Along with the GDP disappointment—the sixth quarter of declining growth—sales, industry, and trade also continued to cool. Retail sales growth slowed, up 14.4 percent in the year through June, as compared with 14.5 percent growth in the first five months. Industrial production saw 10.5 percent growth through June, down from the 10.7 percent registered year-to-date through May.
And with the debt crisis in Europe, China’s biggest export market, far from resolved, China’s trade continued to show signs of weakness. Exports slowed to 11.3 percent growth in June, from 15.3 percent the previous month; overall, during the first half, China’s overseas shipments grew by only 9.2 percent, down from 24 percent in the first half of 2011. And imports saw a more dramatic drop in growth, up just 6.3 percent in June, vs. 12.7 percent in May.
Still, there have been some encouraging signs. In June new loans totaled 919.8 billion yuan ($144.3 billion), well above the 880 billion yuan median forecast in a Bloomberg survey. Also encouraging has been a pickup in property transactions.

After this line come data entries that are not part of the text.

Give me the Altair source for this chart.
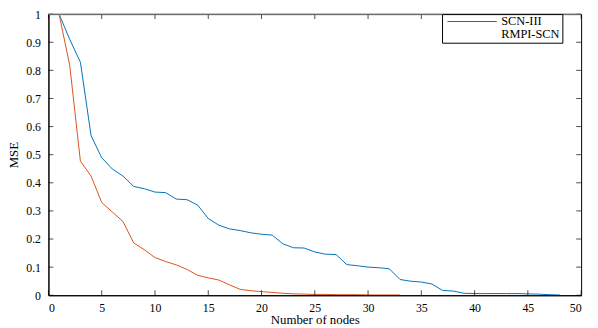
import altair as alt
import pandas as pd

# ---- data ----
scn_nodes = list(range(1, 49))
scn_mse = [1.0, 0.91, 0.829, 0.568, 0.489, 0.449, 0.424, 0.387, 0.379, 0.367,
           0.365, 0.342, 0.340, 0.321, 0.273, 0.249, 0.236, 0.230, 0.222, 0.217,
           0.214, 0.183, 0.169, 0.168, 0.154, 0.146, 0.145, 0.109, 0.105, 0.100,
           0.098, 0.094, 0.056, 0.050, 0.047, 0.040, 0.017, 0.015, 0.007, 0.006,
           0.006, 0.006, 0.006, 0.006, 0.005, 0.004, 0.002, 0.001]
rmpi_nodes = list(range(1, 34))
rmpi_mse = [1.0, 0.817, 0.477, 0.424, 0.330, 0.296, 0.262, 0.186, 0.162, 0.134,
            0.120, 0.108, 0.092, 0.071, 0.062, 0.054, 0.037, 0.021, 0.016, 0.013,
            0.010, 0.007, 0.005, 0.004, 0.003, 0.003, 0.002, 0.002, 0.002, 0.001,
            0.001, 0.001, 0.001]
series_names = ["SCN-III", "RMPI-SCN"]
series_colors = ["#0072BD", "#D95319"]
x_ticks = [0, 5, 10, 15, 20, 25, 30, 35, 40, 45, 50]
y_ticks = [0, 0.1, 0.2, 0.3, 0.4, 0.5, 0.6, 0.7, 0.8, 0.9, 1]

FONT = "Liberation Serif"

df = pd.concat([
    pd.DataFrame({"nodes": scn_nodes, "mse": scn_mse, "series": series_names[0]}),
    pd.DataFrame({"nodes": rmpi_nodes, "mse": rmpi_mse, "series": series_names[1]}),
])

xscale = alt.Scale(domain=[0, 50], nice=False, zero=False)
yscale = alt.Scale(domain=[0, 1], nice=False)
x_axis = alt.Axis(values=x_ticks, title="Number of nodes", ticks=False,
                  labelPadding=7, titlePadding=1, grid=False, labelOverlap=False)
y_axis = alt.Axis(values=y_ticks, title="MSE", ticks=False, format="~g",
                  labelPadding=8, titlePadding=5, grid=False, labelOverlap=False)

lines = alt.Chart(df).mark_line(strokeWidth=1, clip=True).encode(
    x=alt.X("nodes:Q", scale=xscale, axis=x_axis),
    y=alt.Y("mse:Q", scale=yscale, axis=y_axis),
    color=alt.Color("series:N",
                    scale=alt.Scale(domain=series_names, range=series_colors),
                    legend=alt.Legend(
                        title=None, orient="none", legendX=399, legendY=0,
                        symbolType="stroke", symbolSize=2500, symbolStrokeWidth=1,
                        symbolOffset=3,
                        symbolOpacity=alt.ExprRef(expr="datum.label === 'SCN-III' ? 1 : 0"),
                        labelFont=FONT, labelFontSize=12.5, labelColor="black",
                        labelOffset=4, clipHeight=11, rowPadding=0,
                        strokeColor="black", fillColor="white", padding=2,
                        cornerRadius=0)),
    order="nodes:Q",
)

xt = pd.DataFrame({"x": x_ticks})
yt = pd.DataFrame({"y": y_ticks})

bottom_ticks = alt.Chart(xt).mark_tick(orient="vertical", size=5, thickness=1,
                                       color="black", yOffset=-2.5).encode(
    x=alt.X("x:Q", scale=xscale, axis=x_axis), y=alt.YDatum(0, axis=y_axis))
top_ticks = alt.Chart(xt).mark_tick(orient="vertical", size=5, thickness=1,
                                    color="black", yOffset=2.5).encode(
    x=alt.X("x:Q", scale=xscale, axis=x_axis), y=alt.YDatum(1, axis=y_axis))
left_ticks = alt.Chart(yt).mark_tick(orient="horizontal", size=5, thickness=1,
                                     color="black", xOffset=2.5).encode(
    y=alt.Y("y:Q", scale=yscale, axis=y_axis), x=alt.XDatum(0, axis=x_axis))
right_ticks = alt.Chart(yt).mark_tick(orient="horizontal", size=5, thickness=1,
                                      color="black", xOffset=-2.5).encode(
    y=alt.Y("y:Q", scale=yscale, axis=y_axis), x=alt.XDatum(50, axis=x_axis))
top_line = alt.Chart(pd.DataFrame({"y": [1]})).mark_rule(color="#888888", strokeWidth=1.5).encode(
    y=alt.Y("y:Q", scale=yscale, axis=y_axis))

chart = alt.layer(lines, bottom_ticks, top_ticks, left_ticks, right_ticks, top_line).properties(
    width=540, height=285,
    autosize=alt.AutoSizeParams(type="none"),
    padding={"left": 41, "top": 4, "right": 9, "bottom": 31},
).configure_view(stroke="black", strokeWidth=1).configure_axis(
    labelFont=FONT, labelFontSize=12, labelColor="black",
    titleFont=FONT, titleFontSize=13, titleFontWeight="normal", titleColor="black",
    domainColor="black", domainWidth=1,
)

chart.save("out.html", embed_options={"renderer": "svg", "actions": False})
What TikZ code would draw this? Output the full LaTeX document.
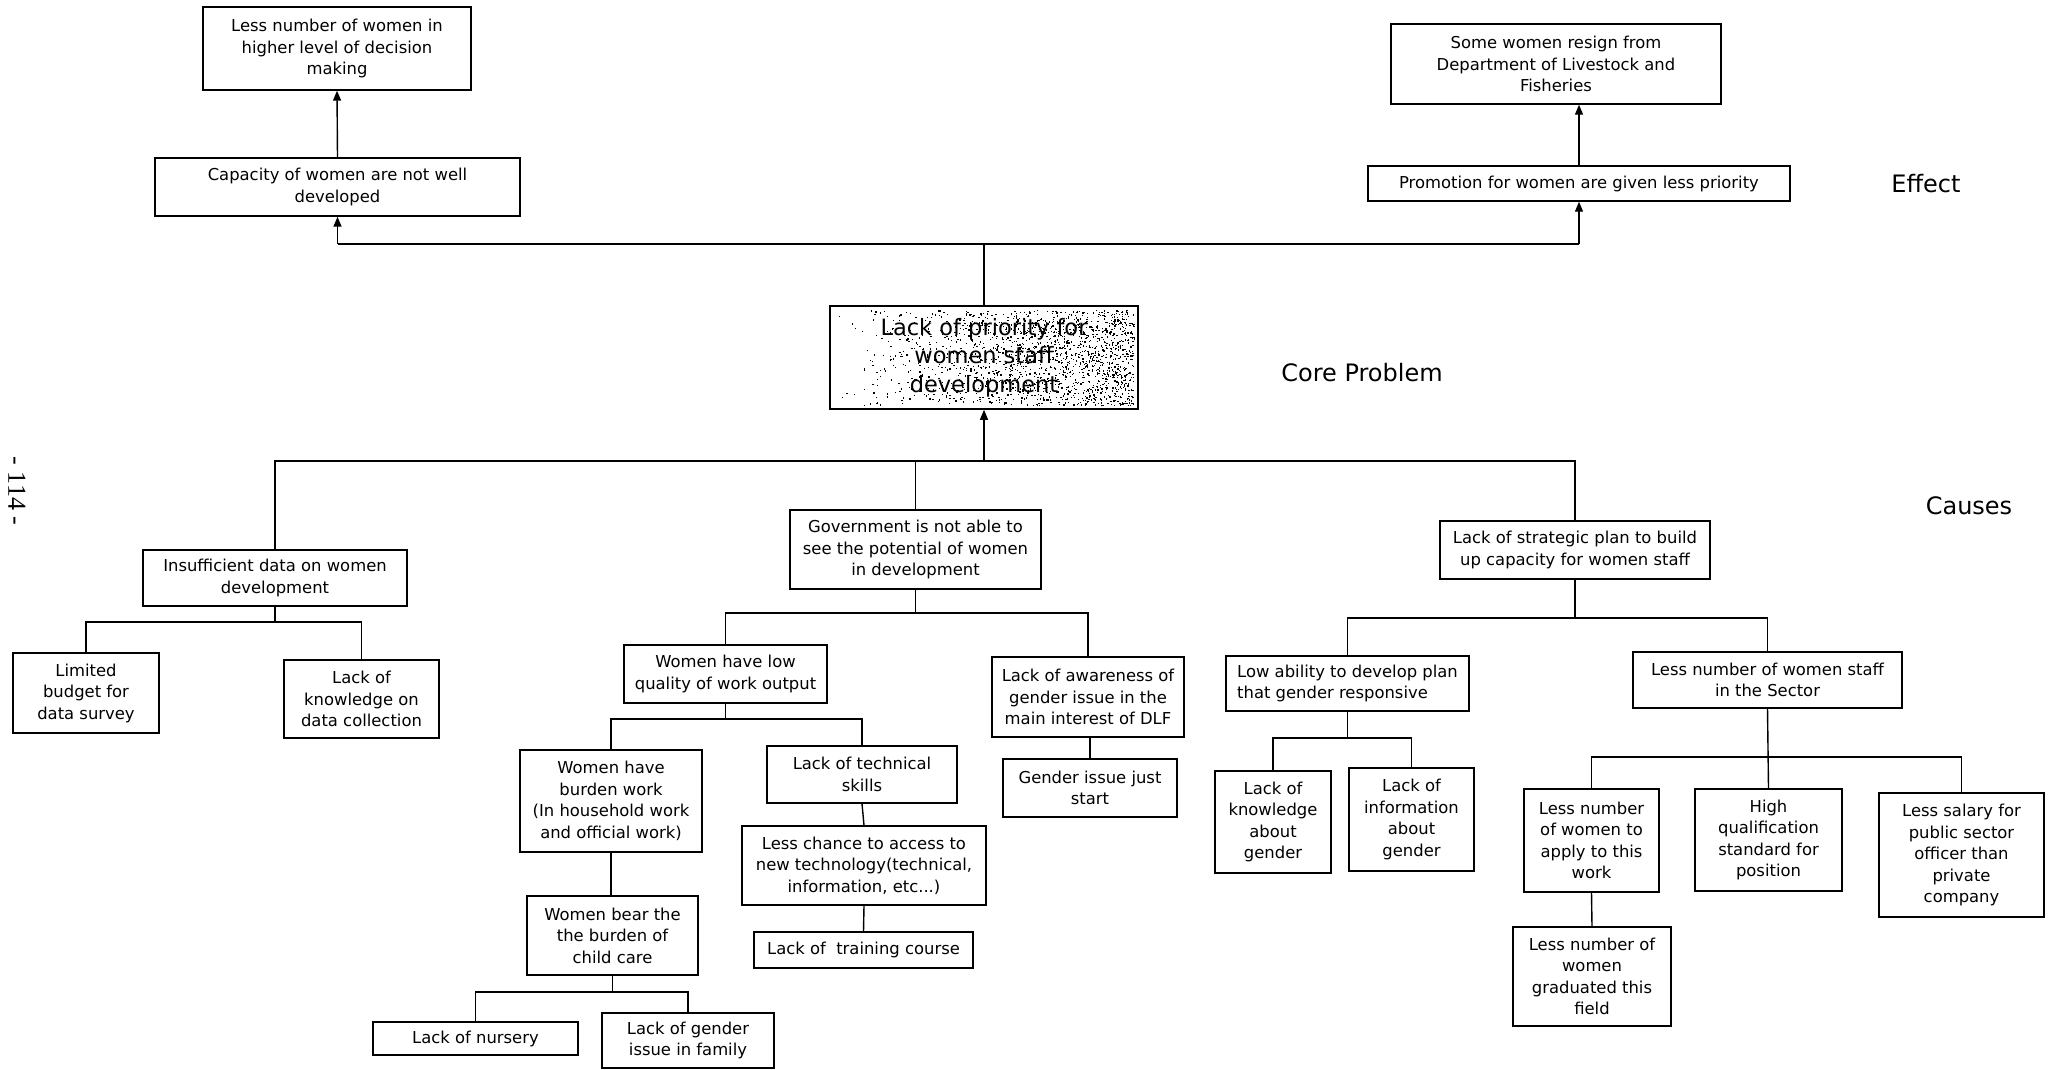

That seems to be in part due to Beijing showing more tolerance toward local efforts to boost sales, such as loosened mortgage requirements, even as Wen and others continue to insist restrictions will continue.
“The housing market is now picking up and should be less of a drag on growth in the rest of the year,” says Andrew Batson, research director at GK Dragonomics, in a July 13 note. “And money supply growth, new bank lending and new non-bank lending (aka shadow finance) all clearly accelerated in June, in a sign that monetary policy is gaining some traction.”
“I think it is important to note that the government has only recently started to take growth-supporting measures, so I wouldn’t read too much out of the second-quarter data,” says Louis Kuijs, an economist at Hong Kong-based think tank Fung Global Institute. “If growth continues on the low side, Beijing likely will continue with more steps and the economy is going to avoid a hard landing.”